The future is never clear; you pay a very high price in the stock market for a cheery consensus. Uncertainty actually is the friend of the buyer of long-term values.
I have no idea on timing. It’s easier to tell what will happen than when it will happen. I would say that what is going on in terms of trade policy is going to have very important consequences.
When a management with a reputation for brilliance tackles a business with a reputation for bad economics, it is the reputation of the business that remains intact.
Investors should remember that their scorecard is not computed using Olympic-diving methods: Degree-of-difficulty doesn't count. If you are right about a business whose value is largely dependent on a single key factor that is both easy to understand and enduring, the payoff is the same as if you had correctly analyzed an investment alternative characterized by many constantly shifting and complex variables.

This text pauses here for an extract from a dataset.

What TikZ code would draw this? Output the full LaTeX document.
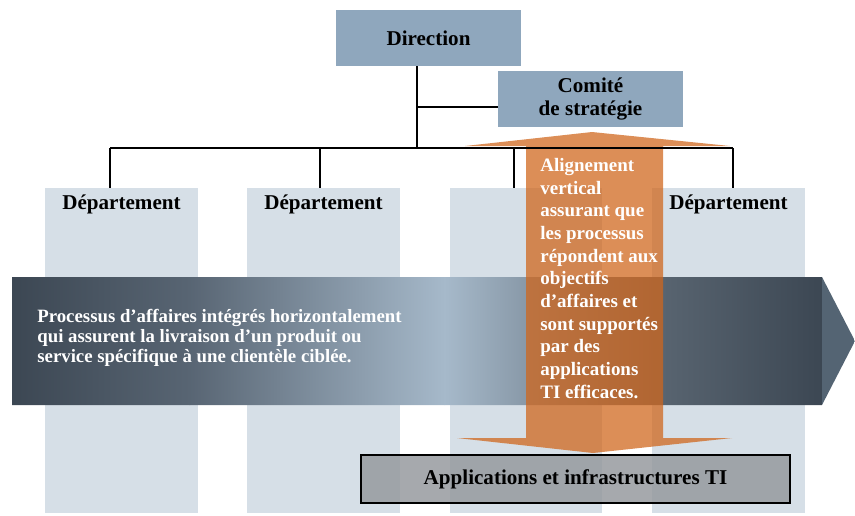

Part of making good decisions in business is recognizing the poor decisions you've made and why they were poor. I've made lots of mistakes. I'm going to make more. It's the name of the game. You don't want to expect perfection in yourself. You want to strive to do your best. It's too demanding to expect perfection in yourself.
A prediction about the direction of the stock market tells you nothing about where stocks are headed, but a whole lot about the person doing the predicting.
I make plenty of mistakes and I'll make plenty more mistakes, too. That's part of the game. You've just got to make sure that the right things overcome the wrong ones.
Our investments continue to be few in number and simple in concept: The truly big investment idea can usually be explained in a short paragraph. We like a business with enduring competitive advantages that is run by able and owner-oriented people. When these attributes exist, and when we can make purchases at sensible prices, it is hard to go wrong (a challenge we periodically manage to overcome).
What an investor needs is the ability to correctly evaluate selected businesses. Note that word “selected”: You don't have to be an expert on every company, or even many. You only have to be able to evaluate companies within your circle of competence. The size of that circle is not very important; knowing its boundaries, however, is vital.
If you invested in a very low cost index fund - where you don't put the money in at one time, but average in over 10 years -you'll do better than 90% of people who start investing at the same time.